Вопреки видимости, это не детектив: задачи не имеют решения, а писатели проводят шестьсот страниц за завтраками, обедами и ужинами, опустошают необъятный бар и разговаривают. Содержания их разговоров хватило бы на курс лекций о современной литературе. Они говорят о достаточно сложных вещах — сложен и язык, которым они говорят. Но эта сложность играет с автором злую шутку: по инерции она переходит туда, где ей не место. Оказывается, нужно прочитать целую страницу замысловатого текста, чтобы понять какую-то элементарную вещь: например, что герой покрутился на месте — и это не оправдано ничем. Сеанс одновременной игры в интеллектуальный пинг-понг с тремя ипостасями авторского «я» интересен, но то, что эти ипостаси постоянно предлагают друг другу коньяк, «картинно вздыхают» и «подливают масла в огонь», очень мешает восприятию в общем любопытной авторской мысли. А от усиленного любования красиво повязанными галстуками и аристократическими манерами и вовсе становится плохо. Читать «Виллу Бель-Летру» — большой труд, но, к сожалению, оплачивается он не совсем адекватно.

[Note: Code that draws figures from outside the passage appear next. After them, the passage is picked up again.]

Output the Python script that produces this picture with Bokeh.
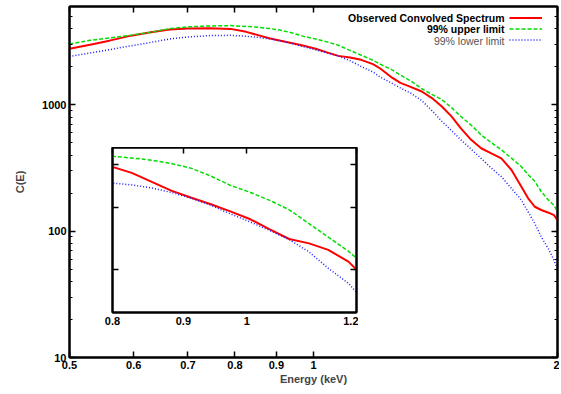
from bokeh.plotting import figure
from bokeh.models import FixedTicker, LogAxis, Range1d, Legend, LegendItem, Label
from bokeh.layouts import column
from bokeh.embed import file_html
from bokeh.resources import INLINE

# ---------------- data ----------------
energy = [0.50, 0.53, 0.56, 0.59, 0.63, 0.665, 0.70, 0.745, 0.79, 0.826,
          0.854, 0.882, 0.911, 0.942, 0.973, 1.006, 1.039, 1.073, 1.109, 1.145,
          1.184, 1.21, 1.25, 1.28, 1.32, 1.36, 1.40, 1.44, 1.48, 1.52,
          1.565, 1.61, 1.655, 1.705, 1.755, 1.805, 1.84, 1.875, 1.91, 1.95,
          1.98, 2.00]
observed = [2780, 2990, 3220, 3480, 3750, 3940, 4010, 4040, 3990, 3780,
            3560, 3360, 3210, 3070, 2930, 2780, 2600, 2440, 2370, 2270,
            2100, 1930, 1640, 1490, 1380, 1275, 1130, 970, 810, 650,
            528, 453, 414, 377, 305, 225, 182, 156, 147, 140,
            134, 122]
upper = [3030, 3240, 3380, 3530, 3750, 4010, 4140, 4210, 4236, 4170,
         4110, 4020, 3900, 3700, 3480, 3320, 3150, 2960, 2700, 2470,
         2250, 2090, 1890, 1720, 1540, 1340, 1210, 1100, 950, 808,
         690, 578, 505, 440, 378, 324, 280, 248, 205, 176,
         160, 142]
lower = [2417, 2573, 2732, 2903, 3121, 3321, 3445, 3530, 3548, 3490,
         3420, 3320, 3200, 3050, 2880, 2730, 2580, 2430, 2240, 2010,
         1820, 1650, 1480, 1360, 1230, 1080, 900, 740, 625, 528,
         445, 377, 318, 270, 218, 176, 142, 115, 90, 72,
         59, 50]

labels = ["Observed Convolved Spectrum", "99% upper limit", "99% lower limit"]
label_colors = ["black", "black", "#555555"]

x_ticks = [0.5, 0.6, 0.7, 0.8, 0.9, 1.0, 2.0]
x_tick_labels = ["0.5", "0.6", "0.7", "0.8", "0.9", "1", "2"]
y_ticks = [10, 100, 1000]
y_tick_labels = ["10", "100", "1000"]
y_minor = [m * d for d in (10, 100, 1000) for m in range(2, 10) if m * d <= 6000]

inset_x_ticks = [0.8, 0.9, 1.0, 1.2]
inset_x_tick_labels = ["0.8", "0.9", "1", "1.2"]
inset_y_ticks = [2000, 3000, 4000]

FONT = "Liberation Sans"
W, H = 559, 387


def style_axis(ax, ticks, tick_labels=None, minor=None):
    ax.ticker = FixedTicker(ticks=ticks, minor_ticks=minor or [])
    if tick_labels is None:
        ax.major_label_overrides = {t: "" for t in ticks}
        ax.major_label_standoff = 0
    else:
        ax.major_label_overrides = dict(zip(ticks, tick_labels))
        ax.major_label_standoff = 3
    ax.axis_line_color = "black"
    ax.axis_line_width = 2
    ax.major_tick_in = 6
    ax.major_tick_out = 0
    ax.minor_tick_in = 3
    ax.minor_tick_out = 0
    ax.major_tick_line_width = 1.5
    ax.minor_tick_line_width = 1
    ax.major_tick_line_color = "black"
    ax.minor_tick_line_color = "black"
    ax.major_label_text_font = FONT
    ax.major_label_text_font_style = "bold"
    ax.major_label_text_font_size = "11px"
    ax.major_label_text_color = "black"
    ax.axis_label_text_font = FONT
    ax.axis_label_text_font_style = "bold"
    ax.axis_label_text_font_size = "11px"


# ---------------- main plot ----------------
p = figure(width=W, height=H, x_axis_type="log", y_axis_type="log",
           x_range=Range1d(0.5, 2.0), y_range=Range1d(10, 6000),
           output_backend="svg", toolbar_location=None,
           min_border_left=69, min_border_right=2, min_border_top=6,
           min_border_bottom=0)
p.xgrid.visible = False
p.ygrid.visible = False
p.outline_line_color = "black"
p.outline_line_width = 2
p.background_fill_color = "white"
p.border_fill_color = "white"

style_axis(p.below[0], x_ticks, x_tick_labels)
p.below[0].axis_label = "Energy (keV)"
p.below[0].axis_label_standoff = 1
style_axis(p.left[0], y_ticks, y_tick_labels, y_minor)
p.left[0].axis_label = "C(E)"
p.left[0].axis_label_standoff = 13

top_ax = LogAxis()
style_axis(top_ax, x_ticks)
p.add_layout(top_ax, "above")
right_ax = LogAxis()
style_axis(right_ax, y_ticks, minor=y_minor)
p.add_layout(right_ax, "right")

r_obs = p.line(energy, observed, line_color="#ff0000", line_width=2)
r_up = p.line(energy, upper, line_color="#00dd00", line_width=1.5, line_dash="4 2")
r_lo = p.line(energy, lower, line_color="#1a1aff", line_width=1.5, line_dash="1 2")

# legend: glyph samples from a Legend, texts right-aligned to their left
legend = Legend(items=[LegendItem(label=" ", renderers=[r]) for r in (r_obs, r_up, r_lo)],
                location=(440, 312), orientation="vertical",
                glyph_width=33, glyph_height=11, label_height=11,
                label_standoff=0, spacing=0, padding=0, margin=0,
                label_text_font_size="11px",
                border_line_alpha=0, background_fill_alpha=0)
p.add_layout(legend)
for i, (txt, col) in enumerate(zip(labels, label_colors)):
    p.add_layout(Label(x=435, y=340 - 11.5 * i, x_units="screen", y_units="screen",
                       text=txt, text_align="right", text_baseline="middle",
                       text_font=FONT, text_font_style="bold" if i < 2 else "normal",
                       text_font_size="10.5px", text_color=col))

# ---------------- inset ----------------
ins = figure(width=315, height=180, x_axis_type="log", y_axis_type="log",
             x_range=Range1d(0.8, 1.2), y_range=Range1d(1500, 4470),
             output_backend="svg", toolbar_location=None,
             min_border_left=0, min_border_right=0, min_border_top=0,
             min_border_bottom=0)
ins.xgrid.visible = False
ins.ygrid.visible = False
ins.outline_line_color = "black"
ins.outline_line_width = 2
ins.background_fill_color = "white"
ins.border_fill_alpha = 0

style_axis(ins.below[0], inset_x_ticks, inset_x_tick_labels)
ins.below[0].major_tick_in = 0
ins.below[0].major_label_standoff = 4
style_axis(ins.left[0], inset_y_ticks)
ins_top = LogAxis()
style_axis(ins_top, inset_x_ticks)
ins.add_layout(ins_top, "above")
ins_right = LogAxis()
style_axis(ins_right, inset_y_ticks)
ins.add_layout(ins_right, "right")

ins.line(energy, observed, line_color="#ff0000", line_width=2)
ins.line(energy, upper, line_color="#00dd00", line_width=1.5, line_dash="4 2")
ins.line(energy, lower, line_color="#1a1aff", line_width=1.5, line_dash="1 2")

ins.margin = (-(H - 147), 0, 0, 43)

layout = column(p, ins, spacing=0)

with open("out.html", "w") as f:
    f.write(file_html(layout, INLINE))
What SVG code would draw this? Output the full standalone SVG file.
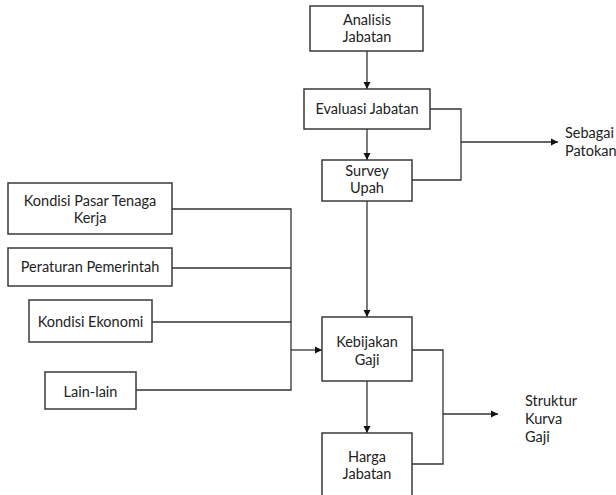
<svg xmlns="http://www.w3.org/2000/svg" width="616" height="495" viewBox="0 0 616 495">
<style>
.box{fill:#fff;stroke:#3a3a3a;stroke-width:1.5}
.t{font-family:Lato,"Open Sans",sans-serif;font-size:14.5px;fill:#222;text-anchor:middle}
.tl{font-family:Lato,"Open Sans",sans-serif;font-size:14.5px;fill:#222}
.c{fill:none;stroke:#333;stroke-width:1.3}
</style>
<defs>
<marker id="ah" markerWidth="8" markerHeight="8" refX="7" refY="4" orient="auto" markerUnits="userSpaceOnUse">
<path d="M0,0.5 L7,4 L0,7.5 Z" fill="#111"/>
</marker>
</defs>
<rect width="616" height="495" fill="#fff"/>
<g id="connectors">
<line class="c" x1="367" y1="51" x2="367" y2="89" marker-end="url(#ah)"/>
<line class="c" x1="367" y1="129" x2="367" y2="160" marker-end="url(#ah)"/>
<line class="c" x1="367" y1="201" x2="367" y2="317" marker-end="url(#ah)"/>
<line class="c" x1="367" y1="381" x2="367" y2="433" marker-end="url(#ah)"/>
<polyline class="c" points="430,109 461,109 461,180 412,180"/>
<line class="c" x1="461" y1="142" x2="558" y2="142" marker-end="url(#ah)"/>
<polyline class="c" points="172,209 291,209 291,390 136,390"/>
<line class="c" x1="172" y1="268" x2="291" y2="268"/>
<line class="c" x1="152" y1="322" x2="291" y2="322"/>
<line class="c" x1="291" y1="350" x2="322" y2="350" marker-end="url(#ah)"/>
<polyline class="c" points="412,350 443,350 443,464 412,464"/>
<line class="c" x1="443" y1="414" x2="498" y2="414" marker-end="url(#ah)"/>
</g>
<g id="analisis">
<rect class="box" x="310" y="6" width="113" height="45"/>
<text class="t" x="367" y="25">Analisis</text>
<text class="t" x="367" y="42">Jabatan</text>
</g>
<g id="evaluasi">
<rect class="box" x="304" y="89" width="126" height="40"/>
<text class="t" x="367" y="114">Evaluasi Jabatan</text>
</g>
<g id="survey">
<rect class="box" x="322" y="160" width="90" height="41"/>
<text class="t" x="367" y="176">Survey</text>
<text class="t" x="367" y="193">Upah</text>
</g>
<g id="kebijakan">
<rect class="box" x="322" y="317" width="90" height="64"/>
<text class="t" x="367" y="347">Kebijakan</text>
<text class="t" x="367" y="365">Gaji</text>
</g>
<g id="harga">
<rect class="box" x="322" y="433" width="90" height="70"/>
<text class="t" x="367" y="462">Harga</text>
<text class="t" x="367" y="479">Jabatan</text>
</g>
<g id="pasar">
<rect class="box" x="8" y="183" width="164" height="51"/>
<text class="t" x="90" y="206">Kondisi Pasar Tenaga</text>
<text class="t" x="90" y="223">Kerja</text>
</g>
<g id="peraturan">
<rect class="box" x="8" y="248" width="164" height="38"/>
<text class="t" x="90" y="272">Peraturan Pemerintah</text>
</g>
<g id="ekonomi">
<rect class="box" x="29" y="300" width="123" height="42"/>
<text class="t" x="90.5" y="327">Kondisi Ekonomi</text>
</g>
<g id="lain">
<rect class="box" x="45" y="372" width="91" height="37"/>
<text class="t" x="90.5" y="397">Lain-lain</text>
</g>
<g id="patokan">
<text class="tl" x="565" y="138">Sebagai</text>
<text class="tl" x="565" y="156">Patokan</text>
</g>
<g id="struktur">
<text class="tl" x="525" y="406">Struktur</text>
<text class="tl" x="525" y="424">Kurva</text>
<text class="tl" x="525" y="442">Gaji</text>
</g>
</svg>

Из этого романа можно было бы сделать сборник остроумных афоризмов об истории и теории литературы, а разбросанных по роману сюжетов хватило бы на хороший сборник рассказов. Но ни в ту ни в другую книгу не попали бы ни главные герои, ни надуманный магистральный сюжет. Продравшийся сквозь галстуки и коньяки читатель узнает в конце, что имена Лира Реттау и Элит Турера суть анаграммы слова Литература, три писателя поймут про себя, что они персонажи, а автор, изображая простодушие, сознается: роман, мол, не слишком-то удался. Попытка автора разделаться с постмодернизмом, сохранив скептическую улыбку на лице, делает этот роман постмодернистским. В России нет традиции интеллектуального металитературного романа, и тем ценнее попытка Алана Черчесова, возможно, благодаря ему такая традиция появится.